Because the CTA conference featured talks by Matthew Fox, Original Blessing eco-theologian, and Aimee Upjohn Light, a young interreligious scholar and eco-feminist, Patterson said her weekend experiences at CTA proved to be mind-blowing.

"It was so amazing," she emailed her circle of friends. (I am honored to be included in that circle. Patterson and I were classmates at Presentation Academy in Louisville.)

Describing the convention as "marvelous," Patterson wrote: "It seems that since this pope and all the bishops he has appointed are not following the dictates of the Vatican Council in the '60s, many Catholics are proceeding as though the hierarchy doesn't exist and doing what their consciences tell them. It was so very refreshing -- even Ray got enthused."

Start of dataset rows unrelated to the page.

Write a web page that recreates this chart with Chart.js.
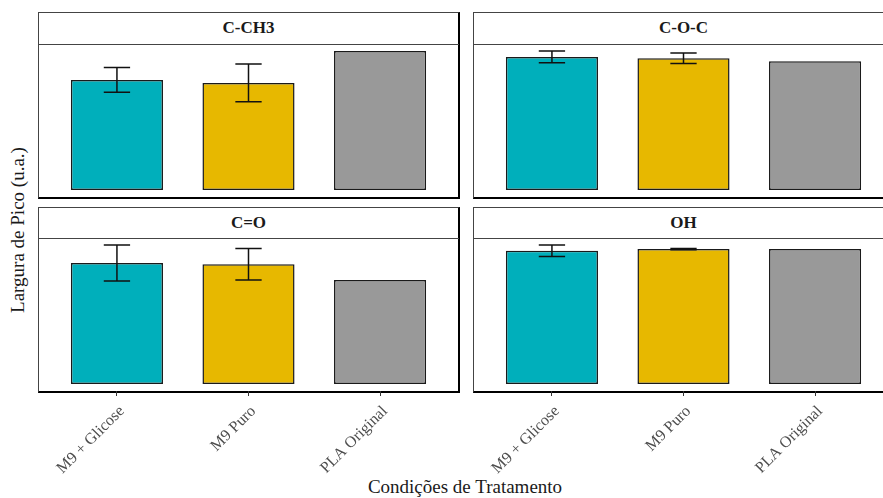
<!DOCTYPE html>
<html>
<head>
<meta charset="utf-8">
<script src="https://cdn.jsdelivr.net/npm/chart.js@4.4.1/dist/chart.umd.min.js"></script>
<style>
  html, body { margin: 0; padding: 0; background: #fff; }
  #fig {
    position: relative; width: 883px; height: 498px; overflow: hidden; background: #fff;
    font-family: 'Liberation Serif', 'Times New Roman', serif; color: #1a1a1a;
  }
  .frame {
    position: absolute; box-sizing: border-box;
    border-left: 1.5px solid #444; border-top: 1.5px solid #444;
    border-right: 2.5px solid #000; border-bottom: 2.5px solid #000;
  }
  .strip {
    position: absolute; box-sizing: border-box; border-bottom: 1.5px solid #444;
    display: flex; align-items: center; justify-content: center;
    font-weight: bold; font-size: 17px; color: #1a1a1a;
  }
  canvas { position: absolute; }
  .ytitle {
    position: absolute; left: 18px; top: 230px; white-space: nowrap; font-size: 19px;
    transform: translate(-50%, -50%) rotate(-90deg);
  }
  .xtitle {
    position: absolute; left: 465px; top: 487px; white-space: nowrap; font-size: 19px;
    transform: translate(-50%, -50%);
  }
</style>
</head>
<body>
<div id="fig">
  <div class="ytitle">Largura de Pico (u.a.)</div>
  <div class="xtitle">Condições de Tratamento</div>
</div>
<script>
// Treatment conditions (x categories) and their bar colours
const categories = ['M9 + Glicose', 'M9 Puro', 'PLA Original'];
const barColors = ['#00AFBB', '#E7B800', '#999999'];

// Functional groups, one facet each
const groups = ['C-CH3', 'C-O-C', 'C=O', 'OH'];

// Mean peak width (u.a.) and standard deviation per condition
const cch3Mean = [109.3, 106.3, 138.0];
const cch3Sd   = [12.2, 18.8, 0];
const cocMean  = [132.3, 131.0, 128.0];
const cocSd    = [5.9, 5.2, 0];
const coMean   = [120.6, 119.3, 103.6];
const coSd     = [18.0, 15.7, 0];
const ohMean   = [133.6, 135.3, 135.3];
const ohSd     = [5.8, 0.6, 0];

const facetData = [
  { title: groups[0], mean: cch3Mean, sd: cch3Sd },
  { title: groups[1], mean: cocMean,  sd: cocSd },
  { title: groups[2], mean: coMean,   sd: coSd },
  { title: groups[3], mean: ohMean,   sd: ohSd }
];

// Facet grid geometry
const FONT = "'Liberation Serif', 'Times New Roman', serif";
const colLeft = [38, 473];
const panelW = 421;
const rows = [
  { top: 12, stripBottom: 44, plotBottom: 197 },
  { top: 207, stripBottom: 238, plotBottom: 391 }
];
const AXIS_H = 100;

// Error bars (mean ± sd) drawn on top of the bars
const errorBars = {
  id: 'errorBars',
  afterDatasetsDraw(chart, args, opts) {
    const ds = chart.data.datasets[0];
    const meta = chart.getDatasetMeta(0);
    const y = chart.scales.y;
    const ctx = chart.ctx;
    ctx.save();
    ctx.strokeStyle = opts.color;
    ctx.lineWidth = opts.lineWidth;
    meta.data.forEach((bar, i) => {
      const e = ds.sd[i];
      if (!e) return;
      const v = ds.data[i];
      const yHi = y.getPixelForValue(v + e);
      const yLo = y.getPixelForValue(v - e);
      const hw = bar.width * opts.capRatio / 2;
      ctx.beginPath();
      ctx.moveTo(bar.x, yHi); ctx.lineTo(bar.x, yLo);
      ctx.moveTo(bar.x - hw, yHi); ctx.lineTo(bar.x + hw, yHi);
      ctx.moveTo(bar.x - hw, yLo); ctx.lineTo(bar.x + hw, yLo);
      ctx.stroke();
    });
    ctx.restore();
  }
};

const fig = document.getElementById('fig');

facetData.forEach((f, idx) => {
  const col = idx % 2;
  const row = rows[Math.floor(idx / 2)];
  const isBottom = idx >= 2;
  const left = colLeft[col];

  const frame = document.createElement('div');
  frame.className = 'frame';
  Object.assign(frame.style, {
    left: left + 'px', top: row.top + 'px',
    width: (panelW + 1) + 'px', height: (row.plotBottom - row.top + 1.5) + 'px'
  });
  fig.appendChild(frame);

  const strip = document.createElement('div');
  strip.className = 'strip';
  strip.textContent = f.title;
  Object.assign(strip.style, {
    left: left + 'px', top: row.top + 'px',
    width: panelW + 'px', height: (row.stripBottom - row.top + 1) + 'px'
  });
  fig.appendChild(strip);

  const plotH = row.plotBottom - row.stripBottom;
  const canvas = document.createElement('canvas');
  canvas.width = panelW;
  canvas.height = plotH + (isBottom ? AXIS_H : 0);
  canvas.style.left = left + 'px';
  canvas.style.top = row.stripBottom + 'px';
  fig.appendChild(canvas);

  const top = Math.max(...f.mean.map((m, i) => m + f.sd[i]));
  const pad = panelW / 32;

  const xScale = {
    display: isBottom,
    offset: true,
    border: { display: false },
    grid: {
      display: true, offset: false, drawOnChartArea: false,
      drawTicks: true, tickLength: 5, color: '#333', lineWidth: 1
    },
    ticks: {
      autoSkip: false, minRotation: 45, maxRotation: 45, padding: 6, labelOffset: 5,
      color: '#4d4d4d', font: { family: FONT, size: 16 }
    }
  };
  if (isBottom) xScale.afterFit = (s) => { s.height = AXIS_H; };

  new Chart(canvas, {
    type: 'bar',
    data: {
      labels: categories,
      datasets: [{
        data: f.mean,
        sd: f.sd,
        backgroundColor: barColors,
        borderColor: '#1a1a1a',
        borderWidth: 1.5,
        borderSkipped: false,
        categoryPercentage: 1,
        barPercentage: 0.7
      }]
    },
    options: {
      responsive: false,
      devicePixelRatio: 1,
      animation: false,
      events: [],
      layout: { padding: { left: pad, right: pad, top: 0, bottom: 0 } },
      plugins: {
        legend: { display: false },
        tooltip: { enabled: false },
        errorBars: { color: '#111', lineWidth: 1.5, capRatio: 0.2 / 0.7 }
      },
      scales: {
        y: { display: false, min: -0.05 * top, max: 1.05 * top },
        x: xScale
      }
    },
    plugins: [errorBars]
  });
});
</script>
</body>
</html>
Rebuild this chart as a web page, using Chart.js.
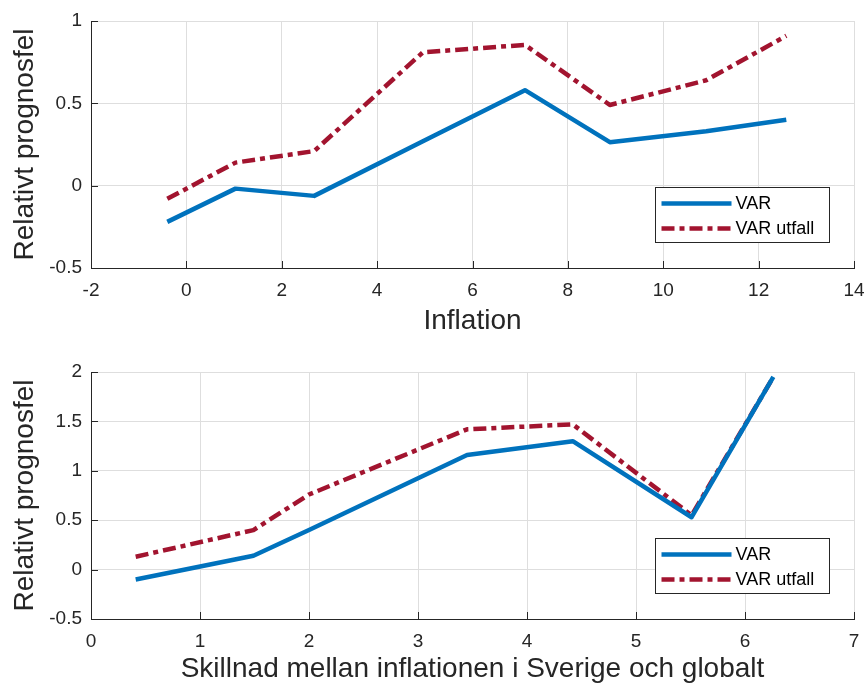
<!DOCTYPE html>
<html>
<head>
<meta charset="utf-8">
<script src="https://cdn.jsdelivr.net/npm/chart.js@4.4.1/dist/chart.umd.min.js"></script>
<style>
  html, body { margin: 0; padding: 0; background: #fff; overflow: hidden; }
  .wrap { position: absolute; left: 0; width: 867px; }
  #top { top: 0; height: 340px; }
  #bottom { top: 340px; height: 344px; }
</style>
</head>
<body>
<div class="wrap" id="top"><canvas id="chart1"></canvas></div>
<div class="wrap" id="bottom"><canvas id="chart2"></canvas></div>
<script>
// top panel: inflation
const inflX = [-0.4, 1.03, 2.68, 4.96, 7.1, 8.88, 10.9, 12.58]
const inflVar = [-0.22, -0.018, -0.062, 0.27, 0.58, 0.264, 0.33, 0.40]
const inflUtfall = [-0.08, 0.14, 0.21, 0.81, 0.855, 0.49, 0.64, 0.91]

// bottom panel: difference Sweden vs global
const diffX = [0.41, 1.49, 2.0, 3.45, 4.42, 5.51, 6.26]
const diffVar = [-0.10, 0.14, 0.40, 1.16, 1.30, 0.53, 1.95]
const diffUtfall = [0.13, 0.40, 0.76, 1.42, 1.47, 0.55, 1.95]

const seriesNames = ['VAR', 'VAR utfall']
const xTicks1 = [-2, 0, 2, 4, 6, 8, 10, 12, 14]
const yTicks1 = [-0.5, 0, 0.5, 1]
const xTicks2 = [0, 1, 2, 3, 4, 5, 6, 7]
const yTicks2 = [-0.5, 0, 0.5, 1, 1.5, 2]

const FONT = "'Liberation Sans', Arial, Helvetica, sans-serif"
const TEXT = '#262626'
const BLUE = '#0072BD'
const RED = '#A2142F'
const DASH = [13, 5, 5, 5]

function pts(xs, ys) {
  return xs.map((x, i) => ({ x: x, y: ys[i] }))
}

// inward tick marks, axis titles and the boxed legend (MATLAB look)
const decor = {
  id: 'decor',
  afterDraw(chart, args, opts) {
    const ctx = chart.ctx
    const a = chart.chartArea
    const xs = chart.scales.x
    const ys = chart.scales.y
    ctx.save()
    ctx.strokeStyle = TEXT
    ctx.lineWidth = 1
    ctx.beginPath()
    xs.ticks.forEach(t => {
      const px = Math.round(xs.getPixelForValue(t.value)) + 0.5
      ctx.moveTo(px, a.bottom)
      ctx.lineTo(px, a.bottom - 7)
    })
    ys.ticks.forEach(t => {
      const py = Math.round(ys.getPixelForValue(t.value)) + 0.5
      ctx.moveTo(a.left, py)
      ctx.lineTo(a.left + 7, py)
    })
    ctx.stroke()

    // axis titles
    ctx.fillStyle = TEXT
    ctx.font = '28px ' + FONT
    ctx.textAlign = 'center'
    ctx.textBaseline = 'alphabetic'
    ctx.fillText(opts.xTitle, (a.left + a.right) / 2, a.bottom + opts.xTitleGap)
    ctx.save()
    ctx.translate(opts.yTitleX, (a.top + a.bottom) / 2)
    ctx.rotate(-Math.PI / 2)
    ctx.textBaseline = 'middle'
    ctx.fillText(opts.yTitle, 0, 0)
    ctx.restore()

    // legend
    const w = 174, h = 55
    const bx = Math.round(a.right - 25 - w) + 0.5
    const by = Math.round(a.bottom - 26 - h) + 0.5
    ctx.fillStyle = '#fff'
    ctx.fillRect(bx, by, w, h)
    ctx.strokeStyle = TEXT
    ctx.strokeRect(bx, by, w, h)
    ctx.font = '18px ' + FONT
    ctx.textAlign = 'left'
    ctx.textBaseline = 'middle'
    chart.data.datasets.forEach((ds, i) => {
      const ry = by + 16 + i * 25
      ctx.save()
      ctx.strokeStyle = ds.borderColor
      ctx.lineWidth = ds.borderWidth
      ctx.setLineDash(ds.borderDash || [])
      ctx.beginPath()
      ctx.moveTo(bx + 6, ry)
      ctx.lineTo(bx + 76, ry)
      ctx.stroke()
      ctx.restore()
      ctx.fillStyle = '#000'
      ctx.fillText(ds.label, bx + 80, ry + 1)
    })
    ctx.restore()
  }
}

function makeChart(id, xs, varY, utfY, xTicks, yTicks, cfg) {
  const ctx = document.getElementById(id).getContext('2d')
  return new Chart(ctx, {
    type: 'line',
    data: {
      datasets: [
        {
          label: seriesNames[0],
          data: pts(xs, varY),
          borderColor: BLUE,
          borderWidth: 4.5,
          pointRadius: 0,
          borderJoinStyle: 'round',
          tension: 0,
        },
        {
          label: seriesNames[1],
          data: pts(xs, utfY),
          borderColor: RED,
          borderWidth: 4.5,
          borderDash: DASH,
          pointRadius: 0,
          borderJoinStyle: 'round',
          tension: 0,
        },
      ],
    },
    options: {
      responsive: true,
      maintainAspectRatio: false,
      animation: false,
      events: [],
      layout: { padding: { top: cfg.padTop, right: 13, left: 0, bottom: 0 } },
      plugins: {
        legend: { display: false },
        tooltip: { enabled: false },
        decor: cfg,
      },
      scales: {
        x: {
          type: 'linear',
          min: xTicks[0],
          max: xTicks[xTicks.length - 1],
          afterBuildTicks: s => { s.ticks = xTicks.map(v => ({ value: v })) },
          afterFit: s => {
            s.height = cfg.xHeight
            s.paddingLeft = 0
            s.paddingRight = 0
          },
          grid: { color: '#dedede', drawTicks: false },
          border: { color: TEXT, width: 1 },
          ticks: {
            padding: 11,
            color: TEXT,
            font: { family: FONT, size: 19 },
            maxRotation: 0,
            callback: v => String(v),
          },
        },
        y: {
          type: 'linear',
          min: yTicks[0],
          max: yTicks[yTicks.length - 1],
          afterBuildTicks: s => { s.ticks = yTicks.map(v => ({ value: v })) },
          afterFit: s => {
            s.width = 91
            s.paddingTop = 0
            s.paddingBottom = 0
          },
          grid: { color: '#dedede', drawTicks: false },
          border: { color: TEXT, width: 1 },
          ticks: {
            padding: 9,
            color: TEXT,
            font: { family: FONT, size: 19 },
            callback: v => String(v),
          },
        },
      },
    },
    plugins: [decor],
  })
}

makeChart('chart1', inflX, inflVar, inflUtfall, xTicks1, yTicks1, {
  padTop: 21, xHeight: 72, xTitle: 'Inflation', xTitleGap: 61,
  yTitle: 'Relativt prognosfel', yTitleX: 25,
})
makeChart('chart2', diffX, diffVar, diffUtfall, xTicks2, yTicks2, {
  padTop: 32, xHeight: 65, xTitle: 'Skillnad mellan inflationen i Sverige och globalt', xTitleGap: 58,
  yTitle: 'Relativt prognosfel', yTitleX: 25,
})
</script>
</body>
</html>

She continued: "The theologians present were of a mind that the Church hierarchy today are in schism and do not need to be obeyed. That is why a legitimate Catholic bishop has already ordained women priests and has consecrated two women bishops. They are all proceeding to act as if the excommunication of such actions does not matter one whit. The women who are ordained are simple people, older, who look like you all. We heard Pat Fresen, former Dominican, now and a Bishop and born in South Africa, ordained and consecrated in Europe ... We attended a mass celebrated by about 20 women priests. "

Patterson hailed these developments "as a new time for many Catholics and very encouraging for church members who try to hang on to the old way. Maybe they too will break free and more priests will follow in the footsteps of these new leaders. For awhile, they cannot or they too will be booted."